Canada has been battling the influential U.S. industry group named COALITION, which stands for Committee Overseeing Action for Lumber International Trade Investigations Or Negotiations.

“We are confident that the ITC’s initial unanimous ruling – rendered following an exhaustive examination of the facts – will be upheld,” Zoltan van Heyningen, executive director of the U.S. Lumber Coalition, said in a release from Washington.

The NAFTA panel’s ruling comes as Canada’s forestry sector struggles during a downturn in which lumber prices have tumbled since peaking in mid-2018.

Five trade experts sat on the NAFTA panel to scrutinize the long-running softwood dispute. Three Canadians (Jack Millar, Andrew Newcombe and James Ogilvy) and two Americans (Stephen Claeys and Stephen Powell). Mr. Powell served as the panel’s chairman.

In December, 2017, the ITC ruled in its final determination that Canada’s shipments of softwood lumber are injuring the U.S. forestry industry.

In their wide-ranging, 115-page interim decision this week, the NAFTA panelists sided in some instances with U.S. viewpoints but found numerous faults in other areas studied by the commission. “We find that the commission’s determination of adverse impact is lawful and supported by substantial evidence,” the panel ruled.

The panel, however, ordered the ITC to conduct further reviews of issues ranging from the business cycle to sales volume to pricing.

“If, in any of these remands, the commission reaches a different finding or conclusion on the particular issue, then the panel directs the commission to determine and explain what effect such reconsideration has on its impact analysis,” according to the panel’s interim decision dated Sept. 4.

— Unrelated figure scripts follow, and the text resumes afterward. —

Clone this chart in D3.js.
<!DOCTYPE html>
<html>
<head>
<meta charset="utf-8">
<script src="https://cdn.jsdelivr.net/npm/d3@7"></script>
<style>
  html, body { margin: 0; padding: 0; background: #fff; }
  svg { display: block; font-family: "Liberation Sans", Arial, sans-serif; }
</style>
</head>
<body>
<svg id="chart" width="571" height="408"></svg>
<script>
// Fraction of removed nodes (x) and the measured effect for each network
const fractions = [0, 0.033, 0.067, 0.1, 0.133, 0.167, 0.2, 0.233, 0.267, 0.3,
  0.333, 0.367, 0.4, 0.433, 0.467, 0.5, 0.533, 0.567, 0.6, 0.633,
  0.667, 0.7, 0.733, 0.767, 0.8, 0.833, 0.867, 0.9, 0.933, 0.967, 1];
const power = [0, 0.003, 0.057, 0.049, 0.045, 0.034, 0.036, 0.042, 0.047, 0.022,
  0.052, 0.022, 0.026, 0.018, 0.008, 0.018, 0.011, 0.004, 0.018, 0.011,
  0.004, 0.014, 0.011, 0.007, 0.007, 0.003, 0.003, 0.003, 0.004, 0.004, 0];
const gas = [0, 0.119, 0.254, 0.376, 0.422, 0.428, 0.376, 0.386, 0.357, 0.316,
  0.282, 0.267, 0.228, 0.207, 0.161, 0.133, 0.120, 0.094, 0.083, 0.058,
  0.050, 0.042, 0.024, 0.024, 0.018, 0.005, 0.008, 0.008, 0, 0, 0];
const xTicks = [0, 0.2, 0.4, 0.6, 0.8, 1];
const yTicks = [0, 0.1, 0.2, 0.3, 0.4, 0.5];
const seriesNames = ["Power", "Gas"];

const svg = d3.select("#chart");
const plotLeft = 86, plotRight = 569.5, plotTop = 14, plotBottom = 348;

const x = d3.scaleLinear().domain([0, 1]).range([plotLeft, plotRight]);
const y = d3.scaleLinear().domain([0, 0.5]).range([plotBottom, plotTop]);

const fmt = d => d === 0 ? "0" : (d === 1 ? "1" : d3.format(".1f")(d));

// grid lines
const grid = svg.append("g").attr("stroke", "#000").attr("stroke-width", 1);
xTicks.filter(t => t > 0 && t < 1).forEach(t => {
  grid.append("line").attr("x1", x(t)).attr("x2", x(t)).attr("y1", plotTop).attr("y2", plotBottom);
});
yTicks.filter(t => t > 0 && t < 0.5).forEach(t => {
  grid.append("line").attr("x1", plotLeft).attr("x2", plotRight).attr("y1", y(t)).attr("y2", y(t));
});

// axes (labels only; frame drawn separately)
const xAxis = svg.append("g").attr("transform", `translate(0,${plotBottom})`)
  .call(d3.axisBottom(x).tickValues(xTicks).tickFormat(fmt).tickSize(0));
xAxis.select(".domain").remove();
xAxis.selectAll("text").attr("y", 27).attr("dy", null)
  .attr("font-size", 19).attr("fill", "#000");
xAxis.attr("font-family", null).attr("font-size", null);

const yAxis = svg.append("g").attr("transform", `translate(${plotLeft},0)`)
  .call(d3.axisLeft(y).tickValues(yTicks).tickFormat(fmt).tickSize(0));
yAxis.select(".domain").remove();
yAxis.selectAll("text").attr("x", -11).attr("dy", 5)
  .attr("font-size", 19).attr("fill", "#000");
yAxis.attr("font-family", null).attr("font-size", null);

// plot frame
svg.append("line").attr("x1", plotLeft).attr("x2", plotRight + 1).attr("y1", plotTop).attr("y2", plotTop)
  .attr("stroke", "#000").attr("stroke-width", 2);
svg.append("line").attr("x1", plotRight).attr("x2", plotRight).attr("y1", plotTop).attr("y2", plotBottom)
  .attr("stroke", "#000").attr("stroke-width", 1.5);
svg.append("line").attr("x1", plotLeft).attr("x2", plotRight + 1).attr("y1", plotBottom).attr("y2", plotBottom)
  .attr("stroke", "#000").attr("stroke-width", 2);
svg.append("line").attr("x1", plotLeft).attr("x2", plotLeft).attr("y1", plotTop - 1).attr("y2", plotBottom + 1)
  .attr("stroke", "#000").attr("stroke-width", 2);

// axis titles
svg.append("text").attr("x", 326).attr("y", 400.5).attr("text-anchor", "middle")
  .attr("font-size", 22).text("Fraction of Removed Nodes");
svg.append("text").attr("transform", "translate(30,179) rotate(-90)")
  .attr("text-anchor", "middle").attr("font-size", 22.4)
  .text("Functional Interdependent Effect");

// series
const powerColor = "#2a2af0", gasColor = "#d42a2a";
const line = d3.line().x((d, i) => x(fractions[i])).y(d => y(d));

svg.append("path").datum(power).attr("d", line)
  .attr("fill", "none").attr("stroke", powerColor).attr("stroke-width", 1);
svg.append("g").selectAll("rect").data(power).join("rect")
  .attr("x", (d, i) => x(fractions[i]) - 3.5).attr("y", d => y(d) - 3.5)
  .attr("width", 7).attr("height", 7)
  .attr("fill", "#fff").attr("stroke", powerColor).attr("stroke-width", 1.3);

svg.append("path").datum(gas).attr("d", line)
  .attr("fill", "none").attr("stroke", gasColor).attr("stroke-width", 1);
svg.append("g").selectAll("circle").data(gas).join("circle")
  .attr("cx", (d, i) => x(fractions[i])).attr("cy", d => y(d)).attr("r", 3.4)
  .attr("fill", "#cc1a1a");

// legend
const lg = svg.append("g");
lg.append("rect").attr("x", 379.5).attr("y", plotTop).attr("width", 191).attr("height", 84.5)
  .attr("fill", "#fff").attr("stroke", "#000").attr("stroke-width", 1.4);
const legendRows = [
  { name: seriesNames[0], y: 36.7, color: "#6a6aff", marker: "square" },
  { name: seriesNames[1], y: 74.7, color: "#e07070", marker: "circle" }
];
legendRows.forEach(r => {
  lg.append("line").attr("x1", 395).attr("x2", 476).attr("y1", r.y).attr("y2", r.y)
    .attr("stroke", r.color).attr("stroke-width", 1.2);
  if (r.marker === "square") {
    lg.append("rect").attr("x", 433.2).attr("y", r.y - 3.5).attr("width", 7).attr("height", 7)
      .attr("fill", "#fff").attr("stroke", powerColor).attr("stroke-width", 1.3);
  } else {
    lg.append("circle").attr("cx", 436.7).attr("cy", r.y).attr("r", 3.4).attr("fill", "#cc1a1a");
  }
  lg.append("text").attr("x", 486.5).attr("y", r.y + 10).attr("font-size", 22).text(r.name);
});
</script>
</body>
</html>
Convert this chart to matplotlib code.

Don Demens, chief executive officer of Vancouver-based Western Forest Products Inc., said he’s pleased the NAFTA panel decided to send the softwood case back to the ITC, but expressed disappointment over Western red cedar still being subject to U.S. duties.

Western Forest Products maintains that Western red cedar is a premium product that is sold primarily as high-end wood for exterior decoration and not as structural lumber used for home construction.

“Softwood lumber duties continue to disproportionately impact high-value, specialty wood products including Western red cedar, that have been unfairly brought into the dispute over structural lumber," Mr. Demens said in a statement.

Susan Yurkovich, president of the BC Lumber Trade Council, issued a release to say she is disappointed over the issue of Western red cedar but welcomed the panel’s criticisms of the 2017 ruling by the commission, also known as the USITC.

“In its decision, the NAFTA panel rightly questioned how the USITC could reach an affirmative determination of injury when the U.S. industry was enjoying the most profitable period in its history without evaluating the industry’s performance in light of the business cycle, particularly in the wake of the recession of 2008-09,” Ms. Yurkovich said.

The 2006 Canada-U.S. softwood agreement expired in October, 2015.

The U.S. Department of Commerce started slapping preliminary duties on Canadian lumber in April, 2017. The final combined tariffs took effect in early 2018. Those duties work out to a weighted average of 20.23 per cent, consisting of 14.19 per cent in countervailing duties and 6.04 per cent in anti-dumping levies, imposed against most Canadian lumber exporters.

While U.S. lumber producers buy their timber mostly from private owners of forests, the Commerce Department ruled earlier in 2017 that the stumpage fees Canadian firms pay to provincial governments to cut trees on Crown land are too low and amount to subsidies.